Versioning: Tracks feature evolution for collaboration.
What are the value types supported by Feature Store, and why is this flexibility important?
Supported types: Scalars, arrays, and tensors (e.g., STRING, Boolean array).
Importance: Handles diverse data formats across ML models and tasks.
How does Feature Store handle array data types?
Arrays must use formats like Avro or BigQuery. Null values are disallowed, but empty arrays are acceptable.
Provide an example of using Feature Store for a real-world prediction task.
Example: Predicting baby weight based on historical features like birth location and mother’s age:
Batch ingest historical data into Feature Store.
Serve predictions to a mobile app using online serving API.
Give a high level outline of the steps needed to build an end-to-end pipeline to predict user churn using XGBoost?

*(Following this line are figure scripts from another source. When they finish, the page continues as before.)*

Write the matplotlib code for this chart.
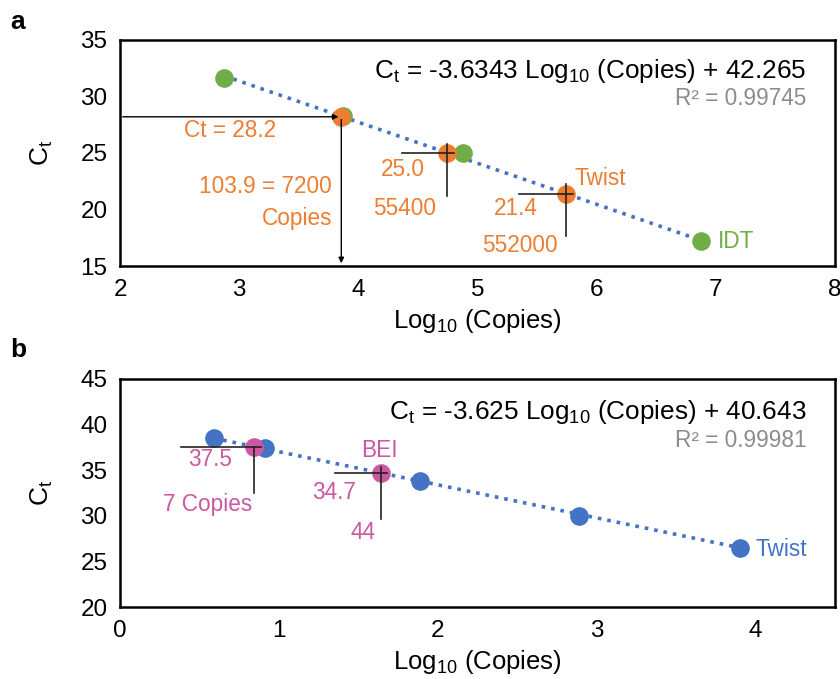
import matplotlib
matplotlib.use('Agg')
import matplotlib.pyplot as plt
import numpy as np

plt.rcParams['font.family'] = ['Liberation Sans', 'DejaVu Sans']
plt.rcParams['mathtext.default'] = 'regular'

# panel a data
idt_x = [2.875, 3.875, 4.875, 6.875]
idt_y = [31.6, 28.3, 25.0, 17.2]
twist_a_x = [3.857, 4.744, 5.742]
twist_a_y = [28.2, 25.0, 21.4]
fit_a = (-3.6343, 42.265)

# panel b data
twist_b_x = [0.59, 0.91, 1.89, 2.89, 3.90]
twist_b_y = [38.5, 37.4, 33.8, 30.0, 26.5]
bei_x = [0.845, 1.643]
bei_y = [37.5, 34.7]
fit_b = (-3.625, 40.643)

green = '#70AD47'
orange = '#ED7D31'
blue = '#4472C4'
pink = '#CB58A0'
gray = '#8C8C8C'

fig = plt.figure(figsize=(8.4, 6.79), dpi=100)
ax1 = fig.add_axes([0.1429, 0.6082, 0.851, 0.333])
ax2 = fig.add_axes([0.1429, 0.106, 0.851, 0.336])

def style(ax):
    for s in ax.spines.values():
        s.set_linewidth(1.8)
    ax.tick_params(length=0, labelsize=17.5, pad=9)
    ax.set_xlabel('Log$_{10}$ (Copies)', fontsize=18.5, labelpad=5)
    ax.set_ylabel('C$_t$', fontsize=19, labelpad=18)

# ---- panel a
xs = np.array([min(idt_x), max(idt_x)])
ax1.plot(xs, fit_a[0] * xs + fit_a[1], ls=':', color=blue, lw=2.6, zorder=1)
ax1.scatter(idt_x, idt_y, s=180, color=green, zorder=3, linewidths=0)
ax1.scatter(twist_a_x, twist_a_y, s=180, color=orange, zorder=3, linewidths=0)

# arrows for the 7200 copies read-off
ax1.annotate('', xy=(twist_a_x[0], twist_a_y[0]), xytext=(2.0, twist_a_y[0]),
             arrowprops=dict(arrowstyle='-|>', color='black', lw=1, mutation_scale=8), zorder=4)
ax1.annotate('', xy=(twist_a_x[0], 15.0), xytext=(twist_a_x[0], twist_a_y[0]),
             arrowprops=dict(arrowstyle='-|>', color='black', lw=1, mutation_scale=8), zorder=4)

# crosshairs
for x, y, l, r, u, d in [(twist_a_x[1], twist_a_y[1], 0.38, 0.06, 0.8, 3.8),
                         (twist_a_x[2], twist_a_y[2], 0.39, 0.06, 0.9, 3.7)]:
    ax1.plot([x - l, x + r], [y, y], color='#222222', lw=1.2, zorder=4)
    ax1.plot([x, x], [y + u, y - d], color='#222222', lw=1.2, zorder=4)

tk = dict(color=orange, fontsize=16.3, va='center')
ax1.text(2.92, 26.95, 'Ct = 28.2', ha='center', **tk)
ax1.text(3.78, 22.0, '103.9 = 7200', ha='right', **tk)
ax1.text(3.78, 19.2, 'Copies', ha='right', **tk)
ax1.text(4.37, 23.5, '25.0', ha='center', **tk)
ax1.text(4.39, 20.1, '55400', ha='center', **tk)
ax1.text(6.03, 22.7, 'Twist', ha='center', **tk)
ax1.text(5.32, 20.1, '21.4', ha='center', **tk)
ax1.text(5.36, 16.8, '552000', ha='center', **tk)
ax1.text(7.02, 17.2, 'IDT', ha='left', color=green, fontsize=16.3, va='center')

ax1.text(0.96, 0.863, 'C$_t$ = -3.6343 Log$_{10}$ (Copies) + 42.265', transform=ax1.transAxes,
         ha='right', va='center', fontsize=18.8)
ax1.text(0.96, 0.743, 'R² = 0.99745', transform=ax1.transAxes,
         ha='right', va='center', fontsize=16.3, color=gray)

ax1.set_xlim(2, 8)
ax1.set_ylim(15, 35)
ax1.set_xticks(range(2, 9))
ax1.set_yticks(range(15, 36, 5))
style(ax1)

# ---- panel b
xs = np.array([min(twist_b_x), max(twist_b_x)])
ax2.plot(xs, fit_b[0] * xs + fit_b[1], ls=':', color=blue, lw=2.6, zorder=1)
ax2.scatter(twist_b_x, twist_b_y, s=180, color=blue, zorder=3, linewidths=0)
ax2.scatter(bei_x, bei_y, s=180, color=pink, zorder=3, linewidths=0)

for x, y, l, r, u, d in [(bei_x[0], bei_y[0], 0.46, 0.04, 0.0, 5.0),
                         (bei_x[1], bei_y[1], 0.29, 0.04, 0.6, 5.0)]:
    ax2.plot([x - l, x + r], [y, y], color='#222222', lw=1.2, zorder=4)
    ax2.plot([x, x], [y + u, y - d], color='#222222', lw=1.2, zorder=4)

tk = dict(color=pink, fontsize=16.3, va='center')
ax2.text(0.57, 36.2, '37.5', ha='center', **tk)
ax2.text(0.55, 31.2, '7 Copies', ha='center', **tk)
ax2.text(1.63, 37.1, 'BEI', ha='center', **tk)
ax2.text(1.35, 32.6, '34.7', ha='center', **tk)
ax2.text(1.53, 28.2, '44', ha='center', **tk)
ax2.text(4.0, 26.25, 'Twist', ha='left', color=blue, fontsize=16.3, va='center')

ax2.text(0.96, 0.855, 'C$_t$ = -3.625 Log$_{10}$ (Copies) + 40.643', transform=ax2.transAxes,
         ha='right', va='center', fontsize=18.8)
ax2.text(0.96, 0.732, 'R² = 0.99981', transform=ax2.transAxes,
         ha='right', va='center', fontsize=16.3, color=gray)

ax2.set_xlim(0, 4.5)
ax2.set_ylim(20, 45)
ax2.set_xticks(range(0, 5))
ax2.set_yticks(range(20, 46, 5))
style(ax2)

fig.text(18 / 840, 1 - 22 / 679, 'a', fontsize=19, fontweight='bold', ha='center', va='center')
fig.text(18 / 840, 1 - 350 / 679, 'b', fontsize=19, fontweight='bold', ha='center', va='center')

fig.savefig('out.png', dpi=100)
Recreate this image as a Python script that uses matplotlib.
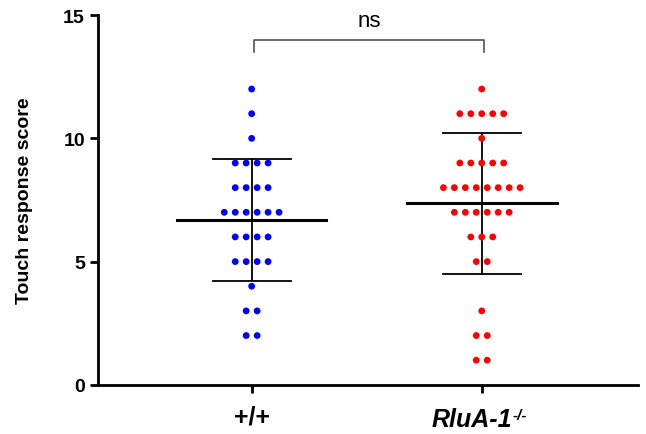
import numpy as np
import matplotlib
matplotlib.use("Agg")
import matplotlib.pyplot as plt
from matplotlib import transforms

plt.rcParams["font.family"] = ["Liberation Sans", "DejaVu Sans"]

# scores and how many animals had each score
wt_scores = [12, 11, 10, 9, 8, 7, 6, 5, 4, 3, 2]
wt_counts = [1, 1, 1, 4, 4, 6, 4, 4, 1, 2, 2]
ko_scores = [12, 11, 10, 9, 8, 7, 6, 5, 3, 2, 1]
ko_counts = [1, 5, 1, 5, 8, 6, 3, 2, 1, 2, 2]

groups = ["+/+", "RluA-1"]
ko_sup = "-/-"
colors = ["#0000ff", "#ff0000"]
sig_label = "ns"


def swarm(center, scores, counts, step=0.0476):
    xs, ys = [], []
    for s, n in zip(scores, counts):
        for i in range(n):
            xs.append(center + (i - (n - 1) / 2) * step)
            ys.append(s)
    return np.array(xs), np.array(ys)


fig = plt.figure(figsize=(6.46, 4.35), dpi=100)
ax = fig.add_axes([0.152, 0.113, 0.836, 0.850])

for pos, (sc, ct, col) in enumerate([(wt_scores, wt_counts, colors[0]),
                                     (ko_scores, ko_counts, colors[1])]):
    xs, ys = swarm(pos, sc, ct)
    ax.scatter(xs, ys, s=24, color=col, edgecolors="none", zorder=3)
    m = ys.mean()
    sd = ys.std(ddof=1)
    ax.plot([pos - 0.325, pos + 0.325], [m, m], color="black", lw=2.2, zorder=4)
    ax.plot([pos, pos], [m - sd, m + sd], color="black", lw=1.3, zorder=2)
    for yv in (m - sd, m + sd):
        ax.plot([pos - 0.17, pos + 0.17], [yv, yv], color="black", lw=1.3, zorder=2)

# significance bracket
ax.plot([0.01, 0.01, 1.01, 1.01], [13.5, 14.0, 14.0, 13.5], color="#444444", lw=1.1,
        clip_on=False)
ax.text(0.51, 14.35, sig_label, ha="center", va="bottom", fontsize=16, clip_on=False)

ax.set_xlim(-0.667, 1.68)
ax.set_ylim(0, 15)
ax.set_yticks([0, 5, 10, 15])
ax.set_xticks([0, 1])
ax.set_xticklabels([groups[0], ""], fontsize=18, fontweight="bold")
ax.set_ylabel("Touch response score", fontsize=14, fontweight="bold", labelpad=22)
for lab in ax.get_yticklabels():
    lab.set_fontweight("bold")
    lab.set_fontsize(14)

for side in ("top", "right"):
    ax.spines[side].set_visible(False)
for side in ("left", "bottom"):
    ax.spines[side].set_linewidth(2)
ax.tick_params(axis="both", width=2, length=6)
ax.tick_params(axis="x", pad=8)

# knockout label drawn by hand so the superscript can sit beside it
lab_tr = ax.get_xaxis_transform() + transforms.ScaledTranslation(-7 / 72, -16 / 72, fig.dpi_scale_trans)
ko = ax.text(1, 0, groups[1], transform=lab_tr, ha="center", va="top",
             fontsize=18, fontweight="bold", fontstyle="italic")
ax.annotate(ko_sup, xy=(1.0, 1.0), xycoords=ko, xytext=(0.5, -1),
            textcoords="offset points", ha="left", va="top",
            fontsize=11, fontweight="bold", fontstyle="italic")

fig.savefig("out.png", dpi=100)
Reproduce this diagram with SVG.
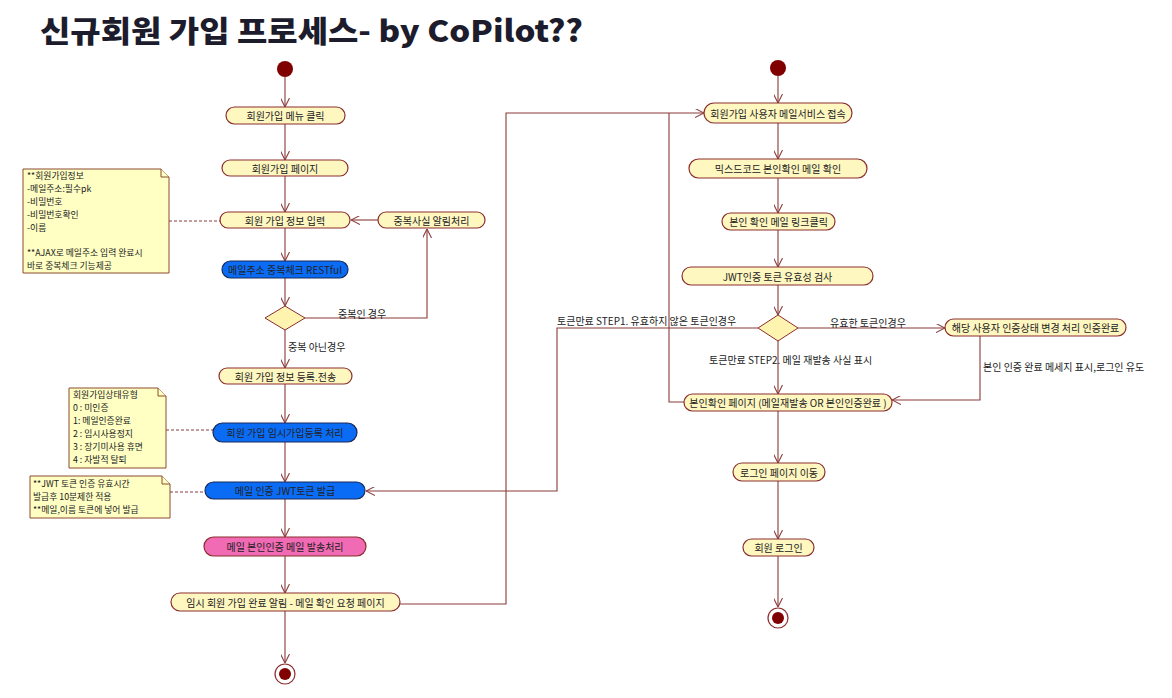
<svg xmlns="http://www.w3.org/2000/svg" width="1172" height="698" viewBox="0 0 1172 698">
<style>
.act{fill:#FFF7C0;stroke:#8B2E2E;stroke-width:1.2}
.blue{fill:#0A6CF5;stroke:#1a2a5a;stroke-width:1.2}
.pink{fill:#F06AB4;stroke:#8B2E2E;stroke-width:1.2}
.dia{fill:#FFF3B0;stroke:#8B2E2E;stroke-width:1}
.note{fill:#FFFFC4;stroke:#8B4A2E;stroke-width:1}
.t{font-family:"Noto Sans CJK KR","Noto Sans",sans-serif;font-size:10px;fill:#222;text-anchor:middle;dominant-baseline:central}
.tl{font-family:"Noto Sans CJK KR","Noto Sans",sans-serif;font-size:10px;fill:#222}
.tn{font-family:"Noto Sans CJK KR","Noto Sans",sans-serif;font-size:8.8px;fill:#222}
.ln{fill:none;stroke:#8B3A3A;stroke-width:1.1}
.dash{fill:none;stroke:#8B3A3A;stroke-width:1;stroke-dasharray:3,2}
.start{fill:#800000}
</style>
<defs>
<marker id="arr" viewBox="0 0 10 10" refX="10" refY="5" markerWidth="9" markerHeight="9" markerUnits="userSpaceOnUse" orient="auto">
<path d="M0,0 L10,5 L0,10" fill="none" stroke="#8B3A3A" stroke-width="1.2"/>
</marker>
</defs>
<rect width="1172" height="698" fill="#fff"/>
<text x="40" y="42" font-family="'Noto Sans CJK KR','Noto Sans',sans-serif" font-weight="900" font-size="30" fill="#1c1c2c" textLength="543" lengthAdjust="spacingAndGlyphs">신규회원 가입 프로세스- by CoPilot??</text>

<g id="connectors">
<path class="ln" d="M285,77 V107" marker-end="url(#arr)"/>
<path class="ln" d="M285,124 V160" marker-end="url(#arr)"/>
<path class="ln" d="M285,176 V212" marker-end="url(#arr)"/>
<path class="ln" d="M285,228 V261" marker-end="url(#arr)"/>
<path class="ln" d="M285,278 V306" marker-end="url(#arr)"/>
<path class="ln" d="M305,318 H427 V229" marker-end="url(#arr)"/>
<path class="ln" d="M378,220 H351" marker-end="url(#arr)"/>
<path class="ln" d="M285,330 V368" marker-end="url(#arr)"/>
<path class="ln" d="M285,384 V423" marker-end="url(#arr)"/>
<path class="ln" d="M285,442 V482" marker-end="url(#arr)"/>
<path class="ln" d="M285,499 V537" marker-end="url(#arr)"/>
<path class="ln" d="M285,556 V593" marker-end="url(#arr)"/>
<path class="ln" d="M285,611 V663" marker-end="url(#arr)"/>
<path class="ln" d="M400,604 H506 V113 H704" marker-end="url(#arr)"/>
<path class="dash" d="M169,221 H220"/>
<path class="dash" d="M166,430 H213"/>
<path class="dash" d="M170,492 H205"/>

<path class="ln" d="M778,76 V103" marker-end="url(#arr)"/>
<path class="ln" d="M778,123 V159" marker-end="url(#arr)"/>
<path class="ln" d="M778,178 V213" marker-end="url(#arr)"/>
<path class="ln" d="M778,230 V267" marker-end="url(#arr)"/>
<path class="ln" d="M778,285 V315" marker-end="url(#arr)"/>
<path class="ln" d="M798,328 H945" marker-end="url(#arr)"/>
<path class="ln" d="M758,328 H557 V491 H366" marker-end="url(#arr)"/>
<path class="ln" d="M778,341 V394" marker-end="url(#arr)"/>
<path class="ln" d="M980,336 V400 H892" marker-end="url(#arr)"/>
<path class="ln" d="M684,402 H669 V113"/>
<path class="ln" d="M778,411 V463" marker-end="url(#arr)"/>
<path class="ln" d="M778,481 V539" marker-end="url(#arr)"/>
<path class="ln" d="M778,556 V607" marker-end="url(#arr)"/>

<text class="tl" x="338" y="318">중복인 경우</text>
<text class="tl" x="288" y="351">중복 아닌경우</text>
<text class="tl" x="557" y="325">토큰만료 STEP1. 유효하지 않은 토큰인경우</text>
<text class="tl" x="830" y="327">유효한 토큰인경우</text>
<text class="tl" x="709" y="364">토큰만료 STEP2. 메일 재발송 사실 표시</text>
<text class="tl" x="983" y="371">본인 인증 완료 메세지 표시,로그인 유도</text>
</g>

<g id="start1"><circle class="start" cx="285" cy="69" r="8"/></g>
<g id="n1"><rect class="act" x="226" y="107" width="119" height="17" rx="8.5"/><text class="t" x="285.5" y="115.5">회원가입 메뉴 클릭</text></g>
<g id="n2"><rect class="act" x="222" y="160" width="126" height="16" rx="8"/><text class="t" x="285" y="168">회원가입 페이지</text></g>
<g id="n3"><rect class="act" x="220" y="212" width="130" height="16" rx="8"/><text class="t" x="285" y="220">회원 가입 정보 입력</text></g>
<g id="n4"><rect class="act" x="378" y="212" width="107" height="16" rx="8"/><text class="t" x="431.5" y="220">중복사실 알림처리</text></g>
<g id="n5"><rect class="blue" x="222" y="261" width="126" height="17" rx="8.5"/><text class="t" x="285" y="269.5">메일주소 중복체크 RESTful</text></g>
<g id="d1"><polygon class="dia" points="285,306 305,318 285,330 265,318"/></g>
<g id="n6"><rect class="act" x="219" y="368" width="133" height="16" rx="8"/><text class="t" x="285.5" y="376">회원 가입 정보 등록.전송</text></g>
<g id="n7"><rect class="blue" x="213" y="423" width="144" height="19" rx="9.5"/><text class="t" x="285" y="432.5">회원 가입 임시가입등록 처리</text></g>
<g id="n8"><rect class="blue" x="205" y="482" width="160" height="17" rx="8.5"/><text class="t" x="285" y="490.5">메일 인증 JWT토큰 발급</text></g>
<g id="n9"><rect class="pink" x="204" y="537" width="162" height="19" rx="9.5"/><text class="t" x="285" y="546.5">메일 본인인증 메일 발송처리</text></g>
<g id="n10"><rect class="act" x="171" y="593" width="229" height="18" rx="9"/><text class="t" x="285.5" y="602">임시 회원 가입 완료 알림 - 메일 확인 요청 페이지</text></g>
<g id="end1"><circle cx="285" cy="674" r="10" fill="#fff" stroke="#8B2E2E" stroke-width="1.2"/><circle class="start" cx="285" cy="674" r="6"/></g>

<g id="note1"><path class="note" d="M23,169 H161 L169,177 V273 H23 Z"/><path class="note" d="M161,169 V177 H169"/>
<text class="tn" x="27" y="179">**회원가입정보</text>
<text class="tn" x="27" y="192">-메일주소:필수pk</text>
<text class="tn" x="27" y="205">-비밀번호</text>
<text class="tn" x="27" y="218">-비밀번호확인</text>
<text class="tn" x="27" y="231">-이름</text>
<text class="tn" x="27" y="256">**AJAX로 메일주소 입력 완료시</text>
<text class="tn" x="27" y="269">바로 중복체크 기능제공</text></g>
<g id="note2"><path class="note" d="M69,388 H158 L166,396 V468 H69 Z"/><path class="note" d="M158,388 V396 H166"/>
<text class="tn" x="73" y="398">회원가입상태유형</text>
<text class="tn" x="73" y="411">0 : 미인증</text>
<text class="tn" x="73" y="424">1: 메일인증완료</text>
<text class="tn" x="73" y="437">2 : 임시사용정지</text>
<text class="tn" x="73" y="450">3 : 장기미사용 휴면</text>
<text class="tn" x="73" y="463">4 : 자발적 탈퇴</text></g>
<g id="note3"><path class="note" d="M30,476 H162 L170,484 V518 H30 Z"/><path class="note" d="M162,476 V484 H170"/>
<text class="tn" x="33" y="487">**JWT 토큰 인증 유효시간</text>
<text class="tn" x="33" y="500">발급후 10분제한 적용</text>
<text class="tn" x="33" y="513">**메일,이름 토큰에 넣어 발급</text></g>

<g id="start2"><circle class="start" cx="778" cy="68" r="8"/></g>
<g id="m1"><rect class="act" x="704" y="103" width="148" height="20" rx="10"/><text class="t" x="778" y="113">회원가입 사용자 메일서비스 접속</text></g>
<g id="m2"><rect class="act" x="689" y="159" width="178" height="19" rx="9.5"/><text class="t" x="778" y="168.5">믹스드코드 본인확인 메일 확인</text></g>
<g id="m3"><rect class="act" x="722" y="213" width="113" height="17" rx="8.5"/><text class="t" x="778.5" y="221.5">본인 확인 메일 링크클릭</text></g>
<g id="m4"><rect class="act" x="682" y="267" width="191" height="18" rx="9"/><text class="t" x="777.5" y="276">JWT인증 토큰 유효성 검사</text></g>
<g id="d2"><polygon class="dia" points="778,315 798,328 778,341 758,328"/></g>
<g id="m5"><rect class="act" x="945" y="319" width="181" height="17" rx="8.5"/><text class="t" x="1035.5" y="327.5">해당 사용자 인증상태 변경 처리 인증완료</text></g>
<g id="m6"><rect class="act" x="684" y="394" width="208" height="17" rx="8.5"/><text class="t" x="788" y="402.5">본인확인 페이지 (메일재발송 OR 본인인증완료 )</text></g>
<g id="m7"><rect class="act" x="733" y="463" width="92" height="18" rx="9"/><text class="t" x="779" y="472">로그인 페이지 이동</text></g>
<g id="m8"><rect class="act" x="743" y="539" width="71" height="17" rx="8.5"/><text class="t" x="778.5" y="547.5">회원 로그인</text></g>
<g id="end2"><circle cx="778" cy="618" r="10" fill="#fff" stroke="#8B2E2E" stroke-width="1.2"/><circle class="start" cx="778" cy="618" r="6"/></g>
</svg>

The lab focuses on building an end-to-end machine learning pipeline that involves:
1) Training an XGBoost classifier in BigQuery ML to predict user churn.
2) Evaluating and explaining the model using BigQuery ML Explainable AI.
3) Generating batch predictions directly in BigQuery.
4) Exporting the model to Vertex AI for online prediction.
5) Leveraging Vertex AI for scalable predictions and MLOps.
How does BigQuery ML eliminate common ML workflow inefficiencies?
BigQuery ML:
1) Enables training and inference using standard SQL queries, eliminating the need to move data to separate environments.
2) Reduces the complexity of ML pipelines with fewer lines of code.
3) Integrates seamlessly with BigQuery’s scalable data storage and querying capabilities.
What are the advantages of deploying BigQuery ML models to Vertex AI?
Scalable Online Predictions: Provides low-latency, real-time predictions.
Enhanced Monitoring: Utilizes Vertex AI’s MLOps tools for retraining and anomaly detection.
Integration with Applications: Enables direct integration with customer-facing UIs like dashboards.
Why is the use of Google Analytics 4 data significant?
The Google Analytics 4 dataset used in the lab provides real-world user data from the mobile application Flood It! to predict user churn. It allows ML engineers to train realistic models for business-driven use cases.